Columns and commentaries in a life-long dance with technology

Simple gray rule

Why cant they spel rite anymor?

By Al Fasoldt

Copyright © 1988, The Syracuse Newspapers

A new kind of illiteracy is sweeping the country.

To give it a proper name, it's the illiteracy of homonyms-words that sound the same as other words but are spelled differently. Some say it's caused by the proliferation of spelling checkers used on computers, but that's not the full story.

You see, most spelling checkers are abysmally dumb.
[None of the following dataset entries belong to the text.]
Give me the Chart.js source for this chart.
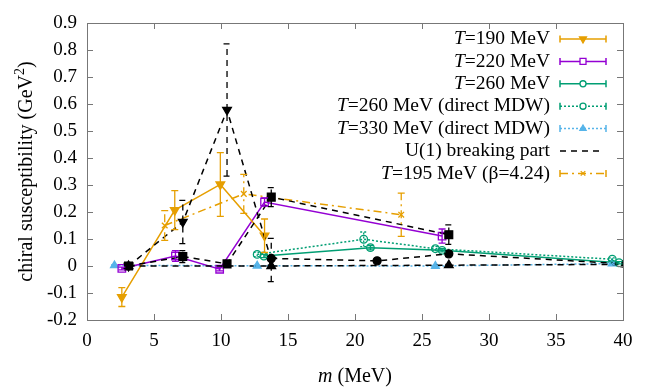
<!DOCTYPE html>
<html>
<head>
<meta charset="utf-8">
<script src="https://cdn.jsdelivr.net/npm/chart.js@4.4.0/dist/chart.umd.min.js"></script>
<style>
html, body { margin:0; padding:0; background:#fff; }
#wrap { width:654px; height:392px; }
</style>
</head>
<body>
<div id="wrap"><canvas id="c" width="654" height="392"></canvas></div>
<script>
// values: m in MeV, chi in GeV^2, err = half height of error bar
var m190 = [2.6, 6.55, 9.95, 13.25];
var chi190 = [-0.115, 0.207, 0.302, 0.112];
var err190 = [0.035, 0.072, 0.118, 0.062];

var m220 = [2.6, 6.6, 9.9, 13.25, 26.5];
var chi220 = [-0.009, 0.037, -0.012, 0.237, 0.111];
var err220 = [0.005, 0.02, 0.006, 0.015, 0.026];

var m260 = [13.2, 21.15, 26.5, 39.7];
var chi260 = [0.037, 0.068, 0.058, 0.012];
var err260 = [0.006, 0.008, 0.006, 0.004];

var m260d = [12.7, 20.65, 26.0, 39.2];
var chi260d = [0.043, 0.099, 0.064, 0.025];
var err260d = [0.008, 0.027, 0.008, 0.005];

var m330d = [2.05, 12.7, 26.0, 39.2];
var chi330d = [0.002, 0.001, 0.0, 0.009];
var err330d = [0.002, 0.002, 0.002, 0.003];

// U(1) breaking part, one curve per temperature
var mU190 = [3.1, 7.15, 10.45, 13.75];
var chiU190 = [0.0, 0.163, 0.578, 0.022];
var errU190 = [0.01, 0.08, 0.245, 0.08];

var mU220 = [3.1, 7.15, 10.45, 13.75, 27.0];
var chiU220 = [0.0, 0.035, 0.008, 0.255, 0.116];
var errU220 = [0.006, 0.022, 0.008, 0.035, 0.036];

var mU260 = [13.75, 21.65, 27.0, 40.2];
var chiU260 = [0.028, 0.019, 0.045, 0.008];
var errU260 = [0.008, 0.006, 0.01, 0.004];

var mU330 = [3.1, 13.75, 27.0, 40.2];
var chiU330 = [0.0, 0.0, 0.003, 0.006];
var errU330 = [0.003, 0.003, 0.003, 0.003];

var m195 = [5.8, 11.7, 23.45];
var chi195 = [0.15, 0.267, 0.19];
var err195 = [0.055, 0.072, 0.08];

var xTicks = [0, 5, 10, 15, 20, 25, 30, 35, 40];
var yTicks = [-0.2, -0.1, 0, 0.1, 0.2, 0.3, 0.4, 0.5, 0.6, 0.7, 0.8, 0.9];

var legendLabels = [
	['T', '=190 MeV'],
	['T', '=220 MeV'],
	['T', '=260 MeV'],
	['T', '=260 MeV (direct MDW)'],
	['T', '=330 MeV (direct MDW)'],
	['', 'U(1) breaking part'],
	['T', '=195 MeV (\u03b2=4.24)']
];

var orange = '#E69F00', purple = '#9400D3', green = '#009E73', sky = '#56B4E9';
var SERIF = '"Liberation Serif", "DejaVu Serif", serif';

function pts(xs, ys){
	var out = [];
	for (var i = 0; i < xs.length; i++){ out.push({x: xs[i], y: ys[i]}); }
	return out;
}

function series(xs, ys, errs, color, dash, style, radius, rot, fill){
	return {
		data: pts(xs, ys),
		errs: errs,
		showLine: true,
		borderColor: color,
		borderWidth: 1.5,
		borderDash: dash,
		pointStyle: style,
		pointRadius: radius,
		pointRotation: rot,
		pointBackgroundColor: fill,
		pointBorderColor: color,
		pointBorderWidth: 1.3,
		tension: 0
	};
}

var dashU = [6, 5];

var datasets = [
	series(mU190, chiU190, errU190, '#000', dashU, 'triangle', 5, 180, '#000'),
	series(mU220, chiU220, errU220, '#000', dashU, 'rect', 5.5, 0, '#000'),
	series(mU260, chiU260, errU260, '#000', dashU, 'circle', 4, 0, '#000'),
	series(mU330, chiU330, errU330, '#000', dashU, 'triangle', 5, 0, '#000'),
	series(m190, chi190, err190, orange, [], 'triangle', 5, 180, orange),
	series(m220, chi220, err220, purple, [], 'rect', 5.3, 0, 'rgba(255,255,255,0)'),
	series(m260, chi260, err260, green, [], 'circle', 3.8, 0, 'rgba(255,255,255,0)'),
	series(m260d, chi260d, err260d, green, [2, 2], 'circle', 3.8, 0, 'rgba(255,255,255,0)'),
	series(m330d, chi330d, err330d, sky, [2, 2], 'triangle', 4.5, 0, sky),
	series(m195, chi195, err195, orange, [8, 4, 2, 4], 'crossRot', 4, 0, orange)
];

// legend entries point at datasets by index
var legendIdx = [4, 5, 6, 7, 8, 0, 9];

var errorBars = {
	id: 'errorBars',
	afterDatasetsDraw: function(chart){
		var ctx = chart.ctx, a = chart.chartArea, xs = chart.scales.x, ys = chart.scales.y;
		ctx.save();
		ctx.beginPath();
		ctx.rect(a.left, a.top, a.right - a.left, a.bottom - a.top);
		ctx.clip();
		chart.data.datasets.forEach(function(ds){
			ctx.strokeStyle = ds.borderColor;
			ctx.lineWidth = 1.3;
			ctx.setLineDash(ds.borderDash || []);
			ds.data.forEach(function(p, i){
				var e = ds.errs[i];
				var x = xs.getPixelForValue(p.x);
				var y1 = ys.getPixelForValue(p.y - e), y2 = ys.getPixelForValue(p.y + e);
				ctx.beginPath();
				ctx.moveTo(x, y1); ctx.lineTo(x, y2);
				ctx.moveTo(x - 3.5, y1); ctx.lineTo(x + 3.5, y1);
				ctx.moveTo(x - 3.5, y2); ctx.lineTo(x + 3.5, y2);
				ctx.stroke();
			});
		});
		ctx.restore();
	}
};

var frame = {
	id: 'frame',
	afterDraw: function(chart){
		var ctx = chart.ctx, a = chart.chartArea, xs = chart.scales.x, ys = chart.scales.y;
		ctx.save();
		ctx.strokeStyle = '#777';
		ctx.lineWidth = 1;
		ctx.setLineDash([]);
		ctx.strokeRect(Math.round(a.left) + 0.5, Math.round(a.top) + 0.5, Math.round(a.right - a.left), Math.round(a.bottom - a.top));
		ctx.beginPath();
		xTicks.forEach(function(v){
			var x = Math.round(xs.getPixelForValue(v)) + 0.5;
			ctx.moveTo(x, a.bottom); ctx.lineTo(x, a.bottom - 6);
			ctx.moveTo(x, a.top); ctx.lineTo(x, a.top + 6);
		});
		yTicks.forEach(function(v){
			var y = Math.round(ys.getPixelForValue(v)) + 0.5;
			ctx.moveTo(a.left, y); ctx.lineTo(a.left + 6, y);
			ctx.moveTo(a.right, y); ctx.lineTo(a.right - 6, y);
		});
		ctx.stroke();

		// axis titles
		ctx.fillStyle = '#000';
		ctx.textBaseline = 'middle';
		var cx = (a.left + a.right) / 2;
		ctx.font = 'italic 20px ' + SERIF;
		var w1 = ctx.measureText('m').width;
		ctx.font = '20px ' + SERIF;
		var w2 = ctx.measureText(' (MeV)').width;
		var sx = cx - (w1 + w2) / 2;
		ctx.textAlign = 'left';
		ctx.font = 'italic 20px ' + SERIF;
		ctx.fillText('m', sx, 377);
		ctx.font = '20px ' + SERIF;
		ctx.fillText(' (MeV)', sx + w1, 377);

		// y title with a raised 2
		ctx.save();
		ctx.translate(27, (a.top + a.bottom) / 2);
		ctx.rotate(-Math.PI / 2);
		ctx.textAlign = 'left';
		ctx.font = '20px ' + SERIF;
		var t1 = 'chiral susceptibility (GeV', t3 = ')';
		var wt1 = ctx.measureText(t1).width, wt3 = ctx.measureText(t3).width;
		ctx.font = '14px ' + SERIF;
		var wt2 = ctx.measureText('2').width;
		var tx = -(wt1 + wt2 + wt3) / 2;
		ctx.font = '20px ' + SERIF;
		ctx.fillText(t1, tx, 0);
		ctx.font = '14px ' + SERIF;
		ctx.fillText('2', tx + wt1, -7);
		ctx.font = '20px ' + SERIF;
		ctx.fillText(t3, tx + wt1 + wt2, 0);
		ctx.restore();

		// legend, text right aligned with the sample on its right
		legendLabels.forEach(function(lab, i){
			var y = 39 + i * 22.4;
			var ds = chart.data.datasets[legendIdx[i]];
			ctx.font = '19.5px ' + SERIF;
			var wb = ctx.measureText(lab[1]).width;
			ctx.font = 'italic 19.5px ' + SERIF;
			var wa = ctx.measureText(lab[0]).width;
			ctx.textAlign = 'left';
			ctx.fillStyle = '#000';
			ctx.fillText(lab[0], 550 - wa - wb, y);
			ctx.font = '19.5px ' + SERIF;
			ctx.fillText(lab[1], 550 - wb, y);

			var x0 = 560, x1 = 606;
			ctx.strokeStyle = ds.borderColor;
			ctx.lineWidth = 1.5;
			ctx.setLineDash(ds.borderDash);
			ctx.beginPath();
			if (legendIdx[i] === 0){
				ctx.moveTo(x0, y); ctx.lineTo(x1 - 4, y);
				ctx.stroke();
				return;
			}
			ctx.moveTo(x0, y); ctx.lineTo(x1, y);
			ctx.stroke();
			ctx.setLineDash([]);
			ctx.beginPath();
			ctx.moveTo(x0, y - 3.5); ctx.lineTo(x0, y + 3.5);
			ctx.moveTo(x1, y - 3.5); ctx.lineTo(x1, y + 3.5);
			ctx.stroke();
			ctx.fillStyle = ds.pointBackgroundColor === 'rgba(255,255,255,0)' ? '#fff' : ds.pointBackgroundColor;
			ctx.lineWidth = 1.3;
			Chart.helpers.drawPoint(ctx, {
				pointStyle: ds.pointStyle,
				radius: ds.pointRadius * 0.8,
				rotation: ds.pointRotation,
				borderWidth: 1.3
			}, 583, y);
		});
		ctx.restore();
	}
};

var tickFont = { family: SERIF, size: 19 };

new Chart(document.getElementById('c'), {
	type: 'scatter',
	data: { datasets: datasets },
	options: {
		responsive: false,
		animation: false,
		devicePixelRatio: 1,
		layout: { padding: { left: 0, right: 31, top: 23, bottom: 0 } },
		plugins: { legend: { display: false }, tooltip: { enabled: false } },
		scales: {
			x: {
				type: 'linear', min: 0, max: 40,
				afterBuildTicks: function(s){ s.ticks = xTicks.map(function(v){ return {value: v}; }); },
				ticks: { padding: 10, color: '#000', font: tickFont, maxRotation: 0, autoSkip: false },
				grid: { display: false, drawTicks: false },
				border: { display: false },
				afterFit: function(s){ s.height = 72; }
			},
			y: {
				type: 'linear', min: -0.2, max: 0.9,
				afterBuildTicks: function(s){ s.ticks = yTicks.map(function(v){ return {value: v}; }); },
				ticks: {
					padding: 10, color: '#000', font: tickFont, autoSkip: false,
					callback: function(v){ var t = (+v).toFixed(1); return t === '0.0' || t === '-0.0' ? '0' : t; }
				},
				grid: { display: false, drawTicks: false },
				border: { display: false },
				afterFit: function(s){ s.width = 87; }
			}
		}
	},
	plugins: [errorBars, frame]
});
</script>
</body>
</html>
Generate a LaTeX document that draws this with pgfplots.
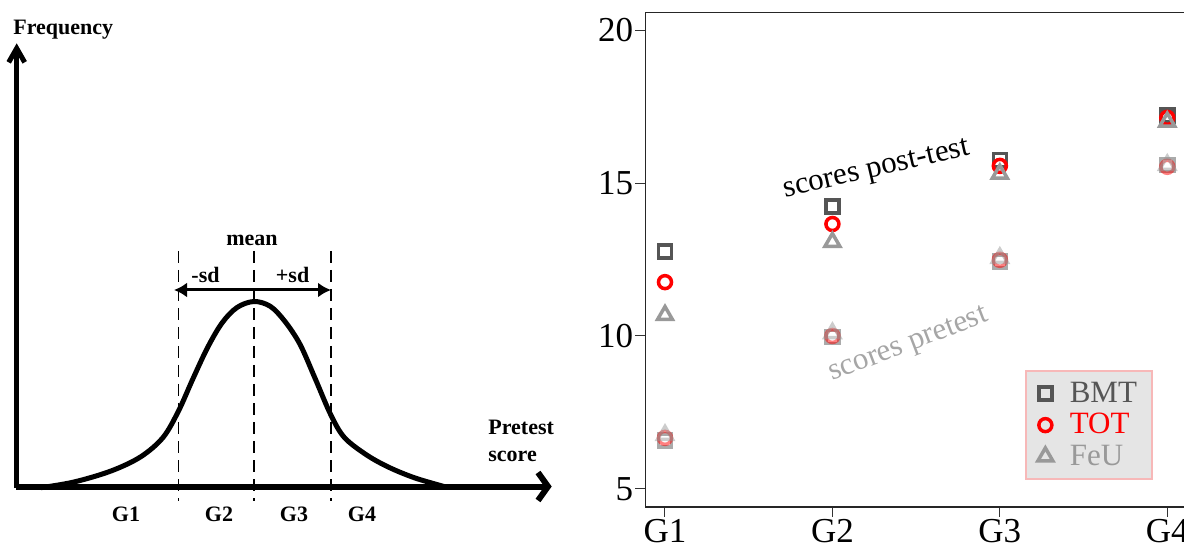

They don't know the difference between "bear" and "bare," or "do" and "dew." All that most spelling checkers know is that "do" is spelled just as correctly as "dew" is.

And that's where the disaster comes in.

Combine a bad speller (human variety) with a bad software program that can't distinguish between the appropriate word and the one that is just plain ludicrous, and you have the seeds of the new illiteracy.

A poem posted on the Internet shows what I mean. Here it is:

by Pennye Harper

I have a spelling checker;
It came with my PC.
It plainly marks four my revue
Mistakes I cannot sea.
I've run this poem threw it;
I'm sure your pleased too no.
It's letter-perfect in it's weigh.
My checker tolled me sew.

I've brought this problem up with other writers, and many of them say the current reliance on spelling checkers has made most of us lazy. Instead of looking up (and learning) a word we don't know how to spell, we just keep typing away, confident that the spelling checker will catch our mistakes.

This is probably true. But I look at it another way. Spelling is supposed to be taught in school long before students do much writing on PCs, so I don't think spelling checkers are to blame if we can't spell; I think these brainless software programs are simply showing how poorly we were taught at an early age.

I say "we" so that you don't get the impression that I am just talking about kids. Adults have this homonymic affliction, too.

The other day, a distinguished publisher of how-to books sent me a review copy of a book by a respected author. In the back of the book, he explained how he had done most of the work on the book himself-even producing the book's pages, ready for the publisher's press, on his own desktop-publishing software and laser printer.

I hadn't read past Page 11 when I saw his first gaffe.

"Press the brake key," the book said.

There were other mistakes just like that throughout the book.

I had better things to do than wade through that sort of illiteracy, so I put on the breaks and went back to my keybored. The book went into the trash.